§ EXERCISE TASK
From the top of the records below down to the line containing "const yMax = 60;", reproduce every line exactly.
[start of PROVIDED INFORMATION]
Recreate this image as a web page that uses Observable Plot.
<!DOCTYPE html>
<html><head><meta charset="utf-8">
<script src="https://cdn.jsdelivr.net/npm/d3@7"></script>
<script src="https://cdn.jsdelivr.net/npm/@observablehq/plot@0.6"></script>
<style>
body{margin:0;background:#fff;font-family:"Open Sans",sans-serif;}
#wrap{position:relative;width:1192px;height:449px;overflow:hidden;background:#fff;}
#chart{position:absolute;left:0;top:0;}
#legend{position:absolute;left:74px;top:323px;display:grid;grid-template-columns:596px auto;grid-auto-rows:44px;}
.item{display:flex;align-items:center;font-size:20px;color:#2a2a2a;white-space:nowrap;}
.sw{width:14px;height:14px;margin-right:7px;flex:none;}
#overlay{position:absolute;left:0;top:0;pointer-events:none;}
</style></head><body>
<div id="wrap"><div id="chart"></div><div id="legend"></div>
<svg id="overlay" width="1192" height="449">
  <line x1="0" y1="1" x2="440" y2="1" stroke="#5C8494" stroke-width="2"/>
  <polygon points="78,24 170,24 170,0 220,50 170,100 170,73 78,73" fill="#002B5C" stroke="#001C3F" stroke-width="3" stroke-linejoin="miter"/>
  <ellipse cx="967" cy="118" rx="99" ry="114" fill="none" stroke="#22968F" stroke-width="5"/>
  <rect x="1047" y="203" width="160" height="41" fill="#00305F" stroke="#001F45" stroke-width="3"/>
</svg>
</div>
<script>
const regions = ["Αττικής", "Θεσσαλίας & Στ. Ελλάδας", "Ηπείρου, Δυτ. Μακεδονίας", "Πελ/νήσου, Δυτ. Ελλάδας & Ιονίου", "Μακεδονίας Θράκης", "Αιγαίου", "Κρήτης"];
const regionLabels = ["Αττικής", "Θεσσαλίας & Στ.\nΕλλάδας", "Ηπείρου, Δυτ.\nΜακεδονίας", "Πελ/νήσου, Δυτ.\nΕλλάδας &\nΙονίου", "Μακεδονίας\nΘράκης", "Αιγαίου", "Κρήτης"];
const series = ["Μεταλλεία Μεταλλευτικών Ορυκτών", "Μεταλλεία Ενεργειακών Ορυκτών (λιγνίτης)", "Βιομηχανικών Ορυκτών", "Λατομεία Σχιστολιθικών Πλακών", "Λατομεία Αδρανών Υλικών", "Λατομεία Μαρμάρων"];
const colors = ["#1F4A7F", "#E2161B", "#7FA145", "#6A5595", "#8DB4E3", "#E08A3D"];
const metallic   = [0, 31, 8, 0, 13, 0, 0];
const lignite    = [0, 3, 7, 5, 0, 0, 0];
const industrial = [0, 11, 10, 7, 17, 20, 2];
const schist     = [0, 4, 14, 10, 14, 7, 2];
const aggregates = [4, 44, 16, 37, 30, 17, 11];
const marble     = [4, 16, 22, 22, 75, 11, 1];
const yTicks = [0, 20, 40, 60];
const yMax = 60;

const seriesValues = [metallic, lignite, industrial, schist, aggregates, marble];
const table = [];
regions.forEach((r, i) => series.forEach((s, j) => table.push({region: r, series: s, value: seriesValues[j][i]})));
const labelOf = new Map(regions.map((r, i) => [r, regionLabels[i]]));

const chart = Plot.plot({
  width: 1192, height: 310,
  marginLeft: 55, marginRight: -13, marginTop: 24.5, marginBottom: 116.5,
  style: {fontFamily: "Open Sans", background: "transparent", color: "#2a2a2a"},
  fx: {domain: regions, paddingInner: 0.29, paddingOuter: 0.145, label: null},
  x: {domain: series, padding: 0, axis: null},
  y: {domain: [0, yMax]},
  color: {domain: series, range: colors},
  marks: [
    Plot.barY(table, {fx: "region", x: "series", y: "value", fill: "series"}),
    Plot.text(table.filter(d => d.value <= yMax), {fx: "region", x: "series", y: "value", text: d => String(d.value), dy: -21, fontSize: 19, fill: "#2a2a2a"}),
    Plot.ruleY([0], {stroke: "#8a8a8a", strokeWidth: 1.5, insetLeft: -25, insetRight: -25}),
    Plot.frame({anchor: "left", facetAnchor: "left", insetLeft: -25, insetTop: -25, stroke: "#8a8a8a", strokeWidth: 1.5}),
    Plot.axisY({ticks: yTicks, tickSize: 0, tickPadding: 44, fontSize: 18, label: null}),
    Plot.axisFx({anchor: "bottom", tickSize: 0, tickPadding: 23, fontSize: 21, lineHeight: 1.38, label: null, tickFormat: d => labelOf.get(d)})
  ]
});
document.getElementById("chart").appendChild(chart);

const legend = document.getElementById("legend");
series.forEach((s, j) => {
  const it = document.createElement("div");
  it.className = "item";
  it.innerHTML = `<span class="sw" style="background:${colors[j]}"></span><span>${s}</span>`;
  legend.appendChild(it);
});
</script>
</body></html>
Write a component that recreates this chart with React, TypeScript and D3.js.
[end of PROVIDED INFORMATION]
§ THE RESULT
Recreate this image as a web page that uses Observable Plot.
<!DOCTYPE html>
<html><head><meta charset="utf-8">
<script src="https://cdn.jsdelivr.net/npm/d3@7"></script>
<script src="https://cdn.jsdelivr.net/npm/@observablehq/plot@0.6"></script>
<style>
body{margin:0;background:#fff;font-family:"Open Sans",sans-serif;}
#wrap{position:relative;width:1192px;height:449px;overflow:hidden;background:#fff;}
#chart{position:absolute;left:0;top:0;}
#legend{position:absolute;left:74px;top:323px;display:grid;grid-template-columns:596px auto;grid-auto-rows:44px;}
.item{display:flex;align-items:center;font-size:20px;color:#2a2a2a;white-space:nowrap;}
.sw{width:14px;height:14px;margin-right:7px;flex:none;}
#overlay{position:absolute;left:0;top:0;pointer-events:none;}
</style></head><body>
<div id="wrap"><div id="chart"></div><div id="legend"></div>
<svg id="overlay" width="1192" height="449">
  <line x1="0" y1="1" x2="440" y2="1" stroke="#5C8494" stroke-width="2"/>
  <polygon points="78,24 170,24 170,0 220,50 170,100 170,73 78,73" fill="#002B5C" stroke="#001C3F" stroke-width="3" stroke-linejoin="miter"/>
  <ellipse cx="967" cy="118" rx="99" ry="114" fill="none" stroke="#22968F" stroke-width="5"/>
  <rect x="1047" y="203" width="160" height="41" fill="#00305F" stroke="#001F45" stroke-width="3"/>
</svg>
</div>
<script>
const regions = ["Αττικής", "Θεσσαλίας & Στ. Ελλάδας", "Ηπείρου, Δυτ. Μακεδονίας", "Πελ/νήσου, Δυτ. Ελλάδας & Ιονίου", "Μακεδονίας Θράκης", "Αιγαίου", "Κρήτης"];
const regionLabels = ["Αττικής", "Θεσσαλίας & Στ.\nΕλλάδας", "Ηπείρου, Δυτ.\nΜακεδονίας", "Πελ/νήσου, Δυτ.\nΕλλάδας &\nΙονίου", "Μακεδονίας\nΘράκης", "Αιγαίου", "Κρήτης"];
const series = ["Μεταλλεία Μεταλλευτικών Ορυκτών", "Μεταλλεία Ενεργειακών Ορυκτών (λιγνίτης)", "Βιομηχανικών Ορυκτών", "Λατομεία Σχιστολιθικών Πλακών", "Λατομεία Αδρανών Υλικών", "Λατομεία Μαρμάρων"];
const colors = ["#1F4A7F", "#E2161B", "#7FA145", "#6A5595", "#8DB4E3", "#E08A3D"];
const metallic   = [0, 31, 8, 0, 13, 0, 0];
const lignite    = [0, 3, 7, 5, 0, 0, 0];
const industrial = [0, 11, 10, 7, 17, 20, 2];
const schist     = [0, 4, 14, 10, 14, 7, 2];
const aggregates = [4, 44, 16, 37, 30, 17, 11];
const marble     = [4, 16, 22, 22, 75, 11, 1];
const yTicks = [0, 20, 40, 60];
const yMax = 60;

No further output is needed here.